>> Start COLLECTED DATA

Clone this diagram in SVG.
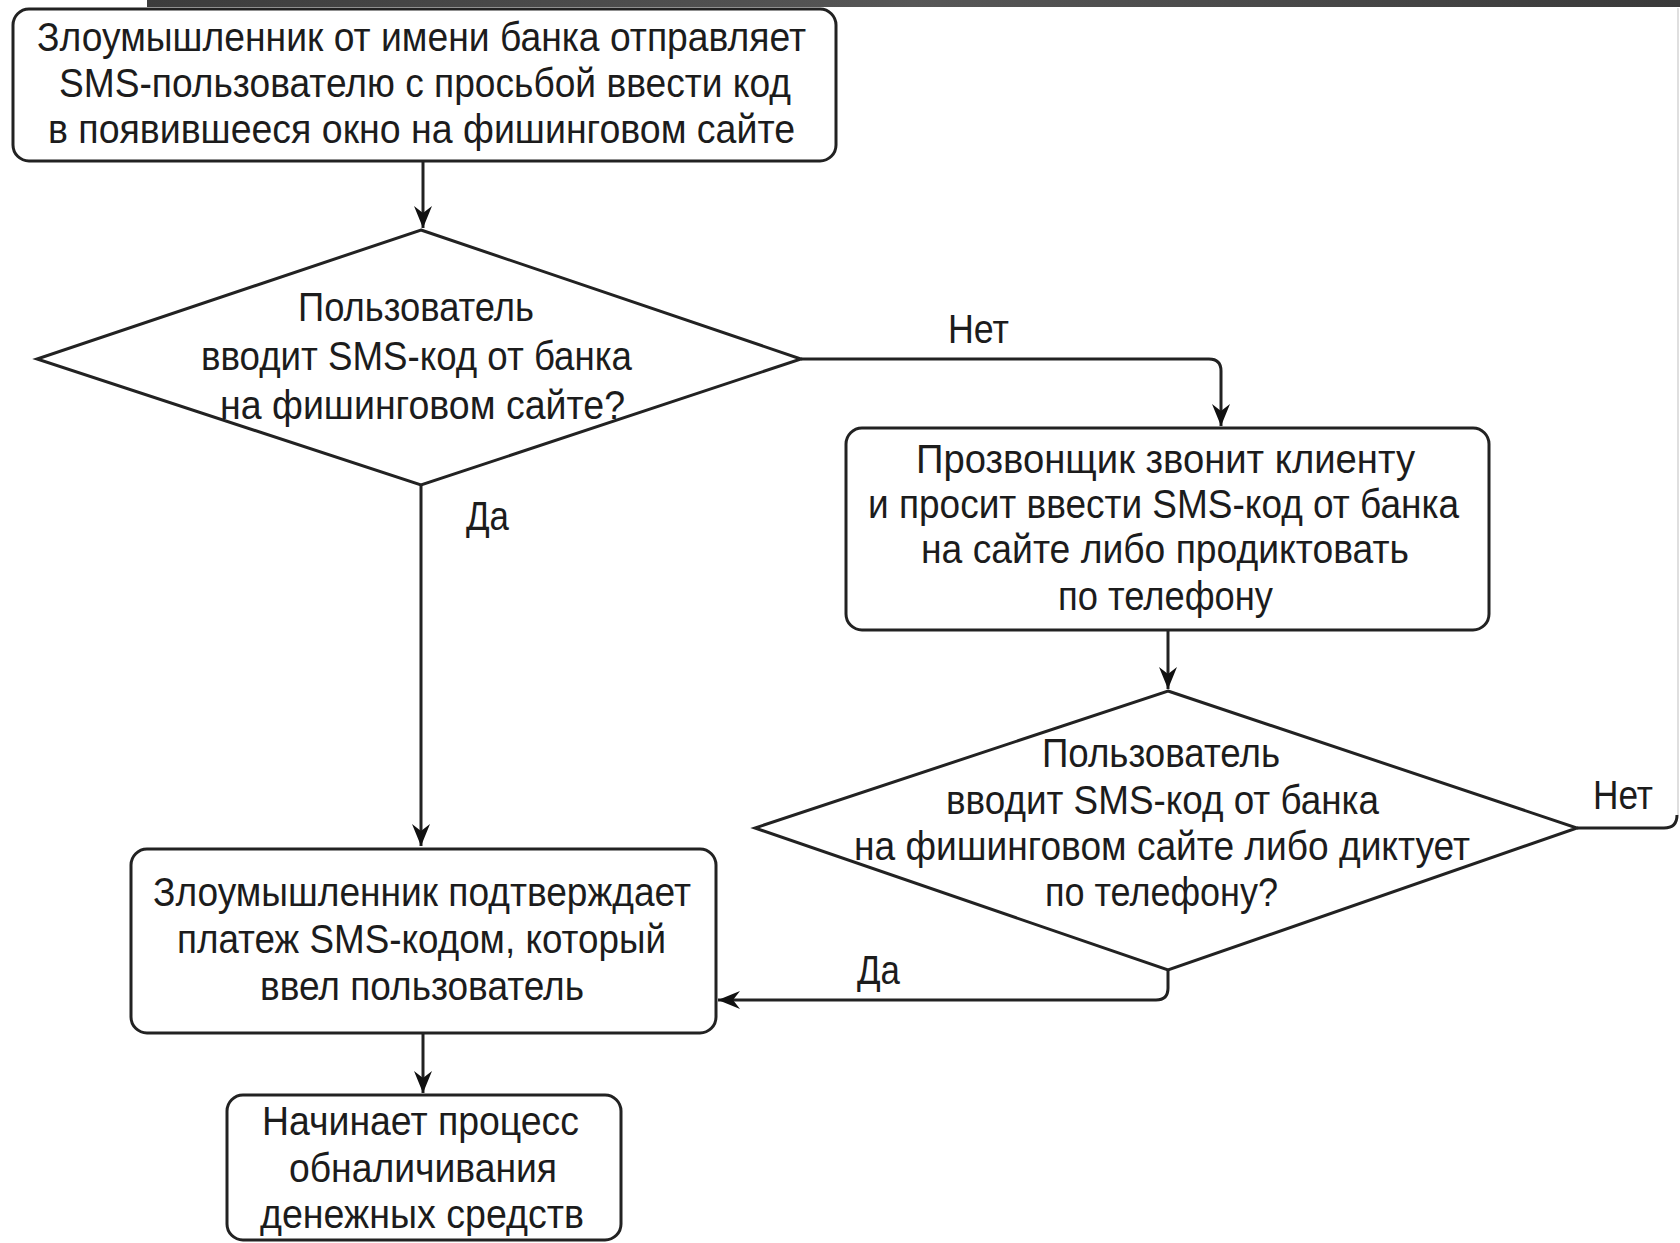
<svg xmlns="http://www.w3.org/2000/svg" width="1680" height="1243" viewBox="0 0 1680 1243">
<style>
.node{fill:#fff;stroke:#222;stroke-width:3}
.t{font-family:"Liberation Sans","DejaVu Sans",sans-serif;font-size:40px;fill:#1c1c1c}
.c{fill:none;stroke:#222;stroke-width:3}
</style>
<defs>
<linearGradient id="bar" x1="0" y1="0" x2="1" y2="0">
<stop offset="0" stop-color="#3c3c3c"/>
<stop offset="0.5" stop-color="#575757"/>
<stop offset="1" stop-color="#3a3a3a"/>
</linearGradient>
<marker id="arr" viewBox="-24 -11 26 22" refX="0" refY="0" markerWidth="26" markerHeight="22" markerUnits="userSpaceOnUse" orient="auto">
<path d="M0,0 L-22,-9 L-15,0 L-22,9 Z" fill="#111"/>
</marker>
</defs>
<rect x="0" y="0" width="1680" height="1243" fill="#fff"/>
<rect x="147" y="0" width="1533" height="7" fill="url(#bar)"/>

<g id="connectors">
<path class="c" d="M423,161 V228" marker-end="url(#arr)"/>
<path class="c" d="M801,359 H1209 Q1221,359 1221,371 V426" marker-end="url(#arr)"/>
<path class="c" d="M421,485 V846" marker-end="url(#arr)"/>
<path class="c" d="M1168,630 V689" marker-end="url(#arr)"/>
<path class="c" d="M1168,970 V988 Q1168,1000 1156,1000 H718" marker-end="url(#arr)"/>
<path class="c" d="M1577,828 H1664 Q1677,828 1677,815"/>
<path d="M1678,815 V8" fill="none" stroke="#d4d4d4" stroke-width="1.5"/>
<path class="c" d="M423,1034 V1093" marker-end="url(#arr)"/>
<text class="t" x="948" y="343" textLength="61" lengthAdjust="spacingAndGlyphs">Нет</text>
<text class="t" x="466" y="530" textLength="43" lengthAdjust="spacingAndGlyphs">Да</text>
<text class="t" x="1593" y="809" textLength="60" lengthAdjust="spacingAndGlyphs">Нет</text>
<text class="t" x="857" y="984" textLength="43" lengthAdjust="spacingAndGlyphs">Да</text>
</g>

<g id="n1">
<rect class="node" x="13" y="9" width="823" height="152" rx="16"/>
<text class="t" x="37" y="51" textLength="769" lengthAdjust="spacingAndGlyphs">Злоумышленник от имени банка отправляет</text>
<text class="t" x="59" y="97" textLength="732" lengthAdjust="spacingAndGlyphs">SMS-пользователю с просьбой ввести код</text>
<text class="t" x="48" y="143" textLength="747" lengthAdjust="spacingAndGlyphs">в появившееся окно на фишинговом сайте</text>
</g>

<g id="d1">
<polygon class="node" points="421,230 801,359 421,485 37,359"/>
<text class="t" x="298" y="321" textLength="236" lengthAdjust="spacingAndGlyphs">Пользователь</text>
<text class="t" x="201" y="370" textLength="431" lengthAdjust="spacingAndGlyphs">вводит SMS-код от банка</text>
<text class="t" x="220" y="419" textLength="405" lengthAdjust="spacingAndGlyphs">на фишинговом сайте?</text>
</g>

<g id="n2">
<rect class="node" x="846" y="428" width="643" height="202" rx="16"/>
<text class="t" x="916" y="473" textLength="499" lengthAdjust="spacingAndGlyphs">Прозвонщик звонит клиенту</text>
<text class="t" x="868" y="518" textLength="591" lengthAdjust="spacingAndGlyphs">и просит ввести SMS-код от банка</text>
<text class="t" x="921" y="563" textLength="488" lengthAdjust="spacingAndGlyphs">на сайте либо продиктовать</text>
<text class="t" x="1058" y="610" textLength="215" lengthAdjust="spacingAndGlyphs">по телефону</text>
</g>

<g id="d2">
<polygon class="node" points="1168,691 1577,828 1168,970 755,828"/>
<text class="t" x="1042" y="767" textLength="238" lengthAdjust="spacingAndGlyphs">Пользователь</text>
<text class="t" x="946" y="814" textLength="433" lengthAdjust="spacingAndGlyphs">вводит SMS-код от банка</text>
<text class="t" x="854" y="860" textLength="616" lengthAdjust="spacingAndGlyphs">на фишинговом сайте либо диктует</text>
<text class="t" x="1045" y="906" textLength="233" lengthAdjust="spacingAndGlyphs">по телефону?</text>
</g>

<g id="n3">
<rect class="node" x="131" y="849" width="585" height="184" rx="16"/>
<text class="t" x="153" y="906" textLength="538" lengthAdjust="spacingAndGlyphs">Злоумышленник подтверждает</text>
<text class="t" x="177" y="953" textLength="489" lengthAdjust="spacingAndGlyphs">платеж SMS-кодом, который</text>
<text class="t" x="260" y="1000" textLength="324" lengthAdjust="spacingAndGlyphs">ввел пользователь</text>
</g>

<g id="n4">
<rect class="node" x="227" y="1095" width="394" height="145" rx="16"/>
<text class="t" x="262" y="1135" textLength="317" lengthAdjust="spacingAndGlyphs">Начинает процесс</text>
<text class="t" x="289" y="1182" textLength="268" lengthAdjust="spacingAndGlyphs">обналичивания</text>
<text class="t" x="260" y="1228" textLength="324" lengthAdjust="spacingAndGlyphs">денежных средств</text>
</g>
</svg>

>> End COLLECTED DATA

WRITTEN TASK: Keep every word of the data as it is when you write it out, but drop the pictures.

EXERCISE OUTPUT:
Clone this diagram in SVG.
<svg xmlns="http://www.w3.org/2000/svg" width="1680" height="1243" viewBox="0 0 1680 1243">
<style>
.node{fill:#fff;stroke:#222;stroke-width:3}
.t{font-family:"Liberation Sans","DejaVu Sans",sans-serif;font-size:40px;fill:#1c1c1c}
.c{fill:none;stroke:#222;stroke-width:3}
</style>
<defs>
<linearGradient id="bar" x1="0" y1="0" x2="1" y2="0">
<stop offset="0" stop-color="#3c3c3c"/>
<stop offset="0.5" stop-color="#575757"/>
<stop offset="1" stop-color="#3a3a3a"/>
</linearGradient>
<marker id="arr" viewBox="-24 -11 26 22" refX="0" refY="0" markerWidth="26" markerHeight="22" markerUnits="userSpaceOnUse" orient="auto">
<path d="M0,0 L-22,-9 L-15,0 L-22,9 Z" fill="#111"/>
</marker>
</defs>
<rect x="0" y="0" width="1680" height="1243" fill="#fff"/>
<rect x="147" y="0" width="1533" height="7" fill="url(#bar)"/>

<g id="connectors">
<path class="c" d="M423,161 V228" marker-end="url(#arr)"/>
<path class="c" d="M801,359 H1209 Q1221,359 1221,371 V426" marker-end="url(#arr)"/>
<path class="c" d="M421,485 V846" marker-end="url(#arr)"/>
<path class="c" d="M1168,630 V689" marker-end="url(#arr)"/>
<path class="c" d="M1168,970 V988 Q1168,1000 1156,1000 H718" marker-end="url(#arr)"/>
<path class="c" d="M1577,828 H1664 Q1677,828 1677,815"/>
<path d="M1678,815 V8" fill="none" stroke="#d4d4d4" stroke-width="1.5"/>
<path class="c" d="M423,1034 V1093" marker-end="url(#arr)"/>
<text class="t" x="948" y="343" textLength="61" lengthAdjust="spacingAndGlyphs">Нет</text>
<text class="t" x="466" y="530" textLength="43" lengthAdjust="spacingAndGlyphs">Да</text>
<text class="t" x="1593" y="809" textLength="60" lengthAdjust="spacingAndGlyphs">Нет</text>
<text class="t" x="857" y="984" textLength="43" lengthAdjust="spacingAndGlyphs">Да</text>
</g>

<g id="n1">
<rect class="node" x="13" y="9" width="823" height="152" rx="16"/>
<text class="t" x="37" y="51" textLength="769" lengthAdjust="spacingAndGlyphs">Злоумышленник от имени банка отправляет</text>
<text class="t" x="59" y="97" textLength="732" lengthAdjust="spacingAndGlyphs">SMS-пользователю с просьбой ввести код</text>
<text class="t" x="48" y="143" textLength="747" lengthAdjust="spacingAndGlyphs">в появившееся окно на фишинговом сайте</text>
</g>

<g id="d1">
<polygon class="node" points="421,230 801,359 421,485 37,359"/>
<text class="t" x="298" y="321" textLength="236" lengthAdjust="spacingAndGlyphs">Пользователь</text>
<text class="t" x="201" y="370" textLength="431" lengthAdjust="spacingAndGlyphs">вводит SMS-код от банка</text>
<text class="t" x="220" y="419" textLength="405" lengthAdjust="spacingAndGlyphs">на фишинговом сайте?</text>
</g>

<g id="n2">
<rect class="node" x="846" y="428" width="643" height="202" rx="16"/>
<text class="t" x="916" y="473" textLength="499" lengthAdjust="spacingAndGlyphs">Прозвонщик звонит клиенту</text>
<text class="t" x="868" y="518" textLength="591" lengthAdjust="spacingAndGlyphs">и просит ввести SMS-код от банка</text>
<text class="t" x="921" y="563" textLength="488" lengthAdjust="spacingAndGlyphs">на сайте либо продиктовать</text>
<text class="t" x="1058" y="610" textLength="215" lengthAdjust="spacingAndGlyphs">по телефону</text>
</g>

<g id="d2">
<polygon class="node" points="1168,691 1577,828 1168,970 755,828"/>
<text class="t" x="1042" y="767" textLength="238" lengthAdjust="spacingAndGlyphs">Пользователь</text>
<text class="t" x="946" y="814" textLength="433" lengthAdjust="spacingAndGlyphs">вводит SMS-код от банка</text>
<text class="t" x="854" y="860" textLength="616" lengthAdjust="spacingAndGlyphs">на фишинговом сайте либо диктует</text>
<text class="t" x="1045" y="906" textLength="233" lengthAdjust="spacingAndGlyphs">по телефону?</text>
</g>

<g id="n3">
<rect class="node" x="131" y="849" width="585" height="184" rx="16"/>
<text class="t" x="153" y="906" textLength="538" lengthAdjust="spacingAndGlyphs">Злоумышленник подтверждает</text>
<text class="t" x="177" y="953" textLength="489" lengthAdjust="spacingAndGlyphs">платеж SMS-кодом, который</text>
<text class="t" x="260" y="1000" textLength="324" lengthAdjust="spacingAndGlyphs">ввел пользователь</text>
</g>

<g id="n4">
<rect class="node" x="227" y="1095" width="394" height="145" rx="16"/>
<text class="t" x="262" y="1135" textLength="317" lengthAdjust="spacingAndGlyphs">Начинает процесс</text>
<text class="t" x="289" y="1182" textLength="268" lengthAdjust="spacingAndGlyphs">обналичивания</text>
<text class="t" x="260" y="1228" textLength="324" lengthAdjust="spacingAndGlyphs">денежных средств</text>
</g>
</svg>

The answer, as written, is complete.